The "defined benefits" pension plan of the past wasn't the main culprit in creating billions of dollars in unfunded liabilities for the state's retirement systems (more than $8 billion for the main plan covering state workers and retirees). And the reform's hybrid mix of "defined benefits" and "defined contributions" (heavy on the contributions side) covering state and local government employees hired after Jan. 1, 2014 will not make the systems whole again.
Kentucky's pension plans are in the hole they are in today largely because lawmakers, beginning more than 20 years ago, failed to fully fund the ARC year after year after year, by a collective total of $3 billion. That's $3 billion in lost investment potential and years of lost earnings from those investments.
Lawmakers got addicted to this habit in good economic years, when shorting pension plans by small increments so they could put the money to "more important uses" didn't cause many problems.
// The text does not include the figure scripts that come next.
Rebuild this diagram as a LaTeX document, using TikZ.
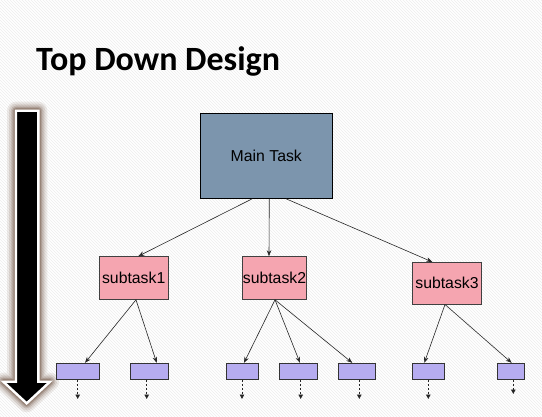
\documentclass[tikz,border=0pt]{standalone}
\usepackage{fontspec}
\setmainfont{Liberation Sans}
\newfontfamily\titlefont{Carlito}
\usetikzlibrary{arrows.meta,patterns,calc}
\definecolor{mainfill}{HTML}{7C95AD}
\definecolor{subfill}{HTML}{F5A5B0}
\definecolor{leaffill}{HTML}{B6ACF0}
\definecolor{glow}{HTML}{7E6656}
\tikzset{
  mainbox/.style={draw=black, line width=0.9pt, fill=mainfill, inner sep=0pt, font=\fontsize{15.8}{18}\selectfont},
  subbox/.style={draw=black!75, line width=0.9pt, fill=subfill, inner sep=0pt, font=\fontsize{15.8}{18}\selectfont},
  leafbox/.style={draw=black!80, line width=0.9pt, fill=leaffill, inner sep=0pt, minimum height=16pt},
  link/.style={-{Stealth[length=6pt,width=4.5pt]}, line width=0.6pt, black!85},
  down/.style={-{Triangle[length=4.5pt,width=4.5pt]}, dashed, dash pattern=on 2.5pt off 1.5pt, line width=0.8pt, black!85},
}
\begin{document}
\begin{tikzpicture}[x=1pt,y=-1pt]
\useasboundingbox (0,0) rectangle (542,416);
\fill[white] (0,0) rectangle (542,416);
\fill[pattern=north west lines, pattern color=black!7] (0,0) rectangle (542,416);
% title
\node[anchor=base west, inner sep=0pt, font=\titlefont\bfseries\fontsize{34}{36}\selectfont] (title) at (36,70.7) {Top Down Design};
% big arrow with glow
\foreach \w/\o in {18/0.12,14/0.16,10.5/0.22,7.5/0.32,5/0.45}{
  \draw[glow, line width=\w pt, opacity=\o, line join=round]
    (16,110.7) -- (38.3,110.7) -- (38.3,381.7) -- (50,381.7) -- (26.7,403.3) -- (3.3,381.7) -- (16,381.7) -- cycle;
}
\draw[white, line width=2.4pt, fill=black, line join=miter]
  (16,110.7) -- (38.3,110.7) -- (38.3,381.7) -- (50,381.7) -- (26.7,403.3) -- (3.3,381.7) -- (16,381.7) -- cycle;
% nodes
\node[mainbox, minimum width=132.7pt, minimum height=85pt] (main) at (266.3,155.8) {Main Task};
\node[subbox, minimum width=69.3pt, minimum height=42.7pt] (s1) at (133.7,278) {subtask1};
\node[subbox, minimum width=64.3pt, minimum height=42.7pt] (s2) at (274.5,278) {subtask2};
\node[subbox, minimum width=69.3pt, minimum height=41.7pt] (s3) at (447,283.2) {subtask3};
\node[leafbox, minimum width=43pt] (b1) at (77.5,371.3) {};
\node[leafbox, minimum width=38pt] (b2) at (149.3,371.3) {};
\node[leafbox, minimum width=32.7pt] (b3) at (242.3,371.3) {};
\node[leafbox, minimum width=38.3pt] (b4) at (298.2,371.3) {};
\node[leafbox, minimum width=37.7pt] (b5) at (356.8,371.3) {};
\node[leafbox, minimum width=32.3pt] (b6) at (428.5,371.3) {};
\node[leafbox, minimum width=27pt] (b7) at (510.8,371.3) {};
\coordinate (d1) at (77.7,399);
\coordinate (d2) at (146.7,399);
\coordinate (d3) at (242,399);
\coordinate (d4) at (300.7,399);
\coordinate (d5) at (359.3,399);
\coordinate (d6) at (428.3,399);
\coordinate (d7) at (513.3,394);
% connectors
\draw[link] ([xshift=-14pt]main.south) -- ([xshift=4.6pt]s1.north);
\draw[link] ([xshift=3pt]main.south) -- ([xshift=-5.5pt]s2.north);
\draw[link] ([xshift=19.7pt]main.south) -- ([xshift=-14.7pt]s3.north);
\draw[link] ([xshift=2.3pt]s1.south) -- ([xshift=7.5pt]b1.north);
\draw[link] ([xshift=2.3pt]s1.south) -- ([xshift=7.4pt]b2.north);
\draw[link] ([xshift=0.5pt]s2.south) -- ([xshift=1.7pt]b3.north);
\draw[link] ([xshift=0.5pt]s2.south) -- ([xshift=1.8pt]b4.north);
\draw[link] ([xshift=0.5pt]s2.south) -- ([xshift=-4.5pt]b5.north);
\draw[link] ([xshift=-2pt]s3.south) -- ([xshift=-4.2pt]b6.north);
\draw[link] ([xshift=-2pt]s3.south) -- ([xshift=0.9pt]b7.north);
\draw[down] (b1.south -| d1) -- (d1);
\draw[down] (b2.south -| d2) -- (d2);
\draw[down] (b3.south -| d3) -- (d3);
\draw[down] (b4.south -| d4) -- (d4);
\draw[down] (b5.south -| d5) -- (d5);
\draw[down] (b6.south -| d6) -- (d6);
\draw[down] (b7.south -| d7) -- (d7);
\end{tikzpicture}
\end{document}
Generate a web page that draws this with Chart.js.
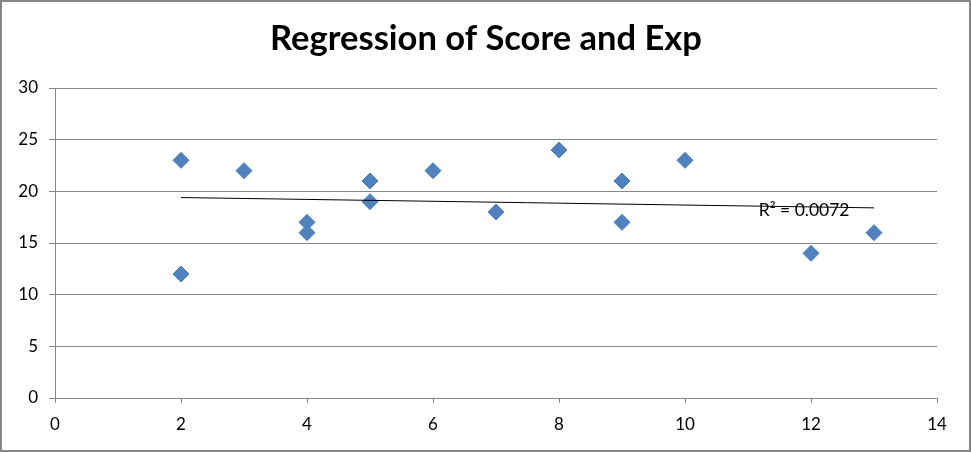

But they couldn't shake the addiction in lean times, when balancing the budget without increasing taxes prompted them to underfund the ARC by hundreds of millions of dollars annually and create huge unfunded liability problems.
Times remain lean. The biennial budget lawmakers will take up won't have a whole lot more money than the budget the state is living with now. And the demands, including Beshear's vow to restore some previously cut education funding, will be great.
So, the temptation for lawmakers to abandon their 2013 commitment and once again succumb to their decades-old habit of robbing state pension plans to pay for other programs and services will also be great. They must not do so. They must shake their addiction and fully fund the ARC, in the next biennial budget and all the budgets to come.
If they do not, if they break another promise and shirk another responsibility with another exercise in fiscal insanity, they all need to be sent home in November.